Avvocata Woo è una serie intrisa di buoni sentimenti, di quelli che siamo abituati a prendere in giro e a etichettare come “buonismo” (visto come vanno le cose ultimamente, non sarà forse il caso di rifletterci un po’ su?). Ma è anche una serie che mette in scena il dramma della diversità che si confronta con un mondo, quello sudcoreano, intriso di obblighi sociali, etichette, buoncostume, così come di competizione e lotta per la “redenzione sociale” o il mantenimento del proprio status ereditato, che difficilmente accetta, e forse comprende, la devianza. L’autismo, in particolare, è un disagio particolarmente comune e poco affrontato in Corea. Un’altra serie affronta a nostro avviso piuttosto bene, anche qui con qualche eccesso da soap, questo tema unitamente a quello dell’educazione folle a cui sono sottoposti moltissimi bambini e bambine, fatta di doposcuola serali per “bambini dotati” e infinite sessioni di studio o esame, nella speranza che si dimostrino almeno un po’ geniali e possano così accedere agli studi universitari. Sì, perché il curriculum di studenti e studentesse sudcoreani inizia a essere composto da madri sempre più ansiose e competitive alle scuole elementari (quando non prima, se possibile) e solo una piccola percentuale di questi bambini e bambine potrà completare la propria educazione e accedere a occupazioni che possano elevare lo status familiare. Questa serie è Green Mothers’ Club, sempre disponibile su Netflix.

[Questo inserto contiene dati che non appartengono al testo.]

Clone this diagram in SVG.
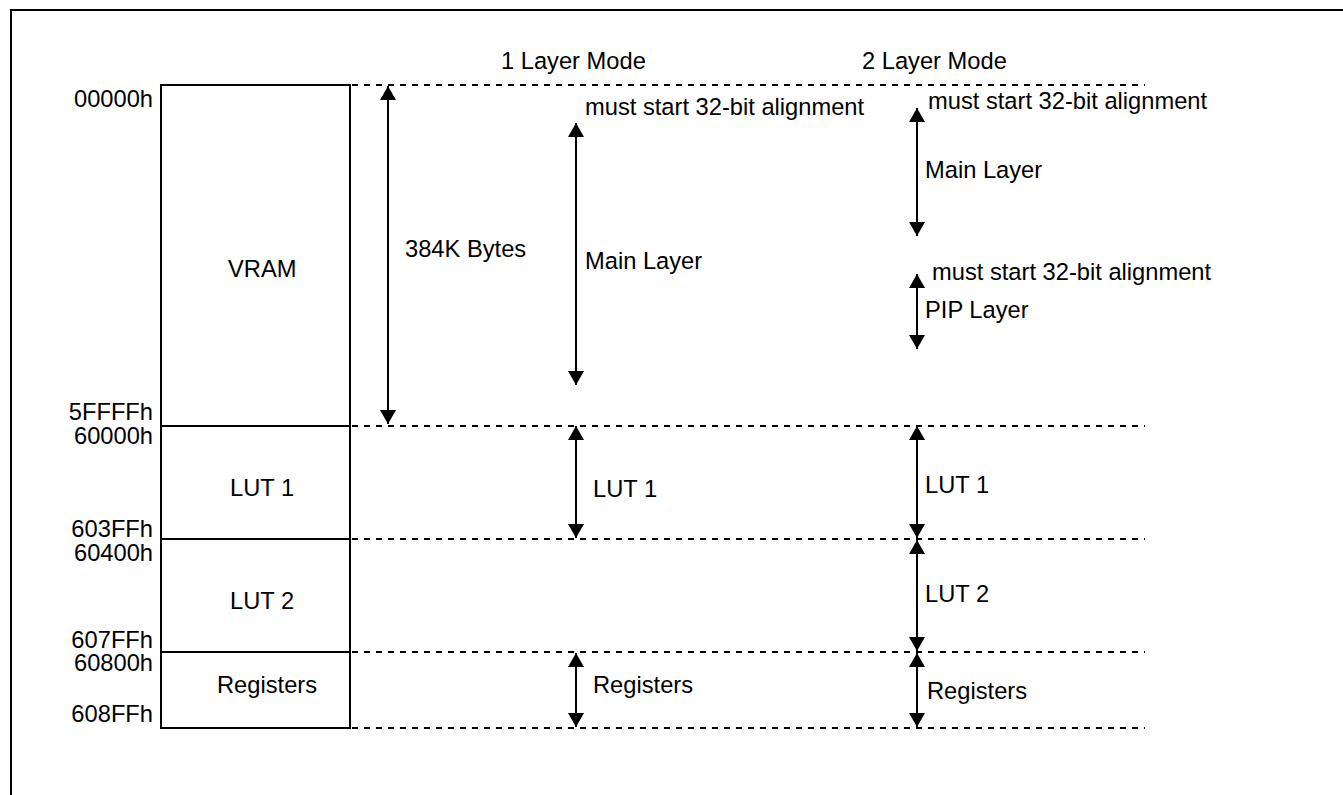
<svg xmlns="http://www.w3.org/2000/svg" width="1343" height="795" viewBox="0 0 1343 795">
<style>
text{font-family:"Liberation Sans",Arial,sans-serif;font-size:23.7px;fill:#000}
.addr{text-anchor:end}
.box{fill:#fff;stroke:#000;stroke-width:2}
.dash{stroke:#000;stroke-width:2;stroke-dasharray:6 6;fill:none}
.arr{stroke:#000;stroke-width:2;fill:none;marker-start:url(#ah);marker-end:url(#ah)}
</style>
<defs>
<marker id="ah" viewBox="0 0 14 16" refX="14" refY="8" markerWidth="14" markerHeight="16" markerUnits="userSpaceOnUse" orient="auto-start-reverse">
<path d="M0,0 L14,8 L0,16 z" fill="#000"/>
</marker>
</defs>
<rect width="1343" height="795" fill="#fff"/>
<path d="M11,795 V10 H1343" fill="none" stroke="#000" stroke-width="2"/>

<g id="headers">
<text x="501" y="69">1 Layer Mode</text>
<text x="862" y="69">2 Layer Mode</text>
</g>

<g id="addresses">
<text class="addr" x="153" y="107">00000h</text>
<text class="addr" x="153" y="420">5FFFFh</text>
<text class="addr" x="153" y="444">60000h</text>
<text class="addr" x="153" y="537">603FFh</text>
<text class="addr" x="153" y="561">60400h</text>
<text class="addr" x="153" y="648">607FFh</text>
<text class="addr" x="153" y="671">60800h</text>
<text class="addr" x="153" y="722">608FFh</text>
</g>

<g id="vram">
<rect class="box" x="161" y="85" width="189" height="341"/>
<text x="228" y="277">VRAM</text>
</g>
<g id="lut1">
<rect class="box" x="161" y="426" width="189" height="113"/>
<text x="230" y="496">LUT 1</text>
</g>
<g id="lut2">
<rect class="box" x="161" y="539" width="189" height="113"/>
<text x="230" y="609">LUT 2</text>
</g>
<g id="registers">
<rect class="box" x="161" y="652" width="189" height="76"/>
<text x="217" y="693">Registers</text>
</g>

<g id="connectors">
<line class="dash" x1="352" y1="85" x2="1145" y2="85"/>
<line class="dash" x1="352" y1="426" x2="1145" y2="426"/>
<line class="dash" x1="352" y1="539" x2="1145" y2="539"/>
<line class="dash" x1="352" y1="652" x2="1145" y2="652"/>
<line class="dash" x1="352" y1="728" x2="1145" y2="728"/>

<line class="arr" x1="388" y1="86" x2="388" y2="424"/>
<line class="arr" x1="576" y1="123" x2="576" y2="385"/>
<line class="arr" x1="576" y1="426" x2="576" y2="538"/>
<line class="arr" x1="576" y1="653" x2="576" y2="727"/>
<line class="arr" x1="917" y1="108" x2="917" y2="236"/>
<line class="arr" x1="917" y1="274" x2="917" y2="349"/>
<line class="arr" x1="917" y1="426" x2="917" y2="538"/>
<line class="arr" x1="917" y1="540" x2="917" y2="651"/>
<line class="arr" x1="917" y1="653" x2="917" y2="727"/>
</g>

<g id="labels">
<text x="405" y="257">384K Bytes</text>
<text x="585" y="115">must start 32-bit alignment</text>
<text x="585" y="269">Main Layer</text>
<text x="593" y="497">LUT 1</text>
<text x="593" y="693">Registers</text>
<text x="928" y="109">must start 32-bit alignment</text>
<text x="925" y="178">Main Layer</text>
<text x="932" y="280">must start 32-bit alignment</text>
<text x="925" y="318">PIP Layer</text>
<text x="925" y="493">LUT 1</text>
<text x="925" y="602">LUT 2</text>
<text x="927" y="699">Registers</text>
</g>
</svg>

Tornando a noi, seguendo le lunghe puntate che compongono la serie Avvocata Woo ci si troverà a sorridere, a commuoversi, a riflettere sulla diversità e sullo spazio che le è concesso nella nostra società e che noi stessi/e le riserviamo. Può darsi anche che ciascuna e ciascuno possa ritrovare in sé un piccolo pezzo di Woo Young-woo, che al diritto e al rovescio resta sempre uguale, come “kayak”, “atta”, “radar”, “omonomo”, “esose”.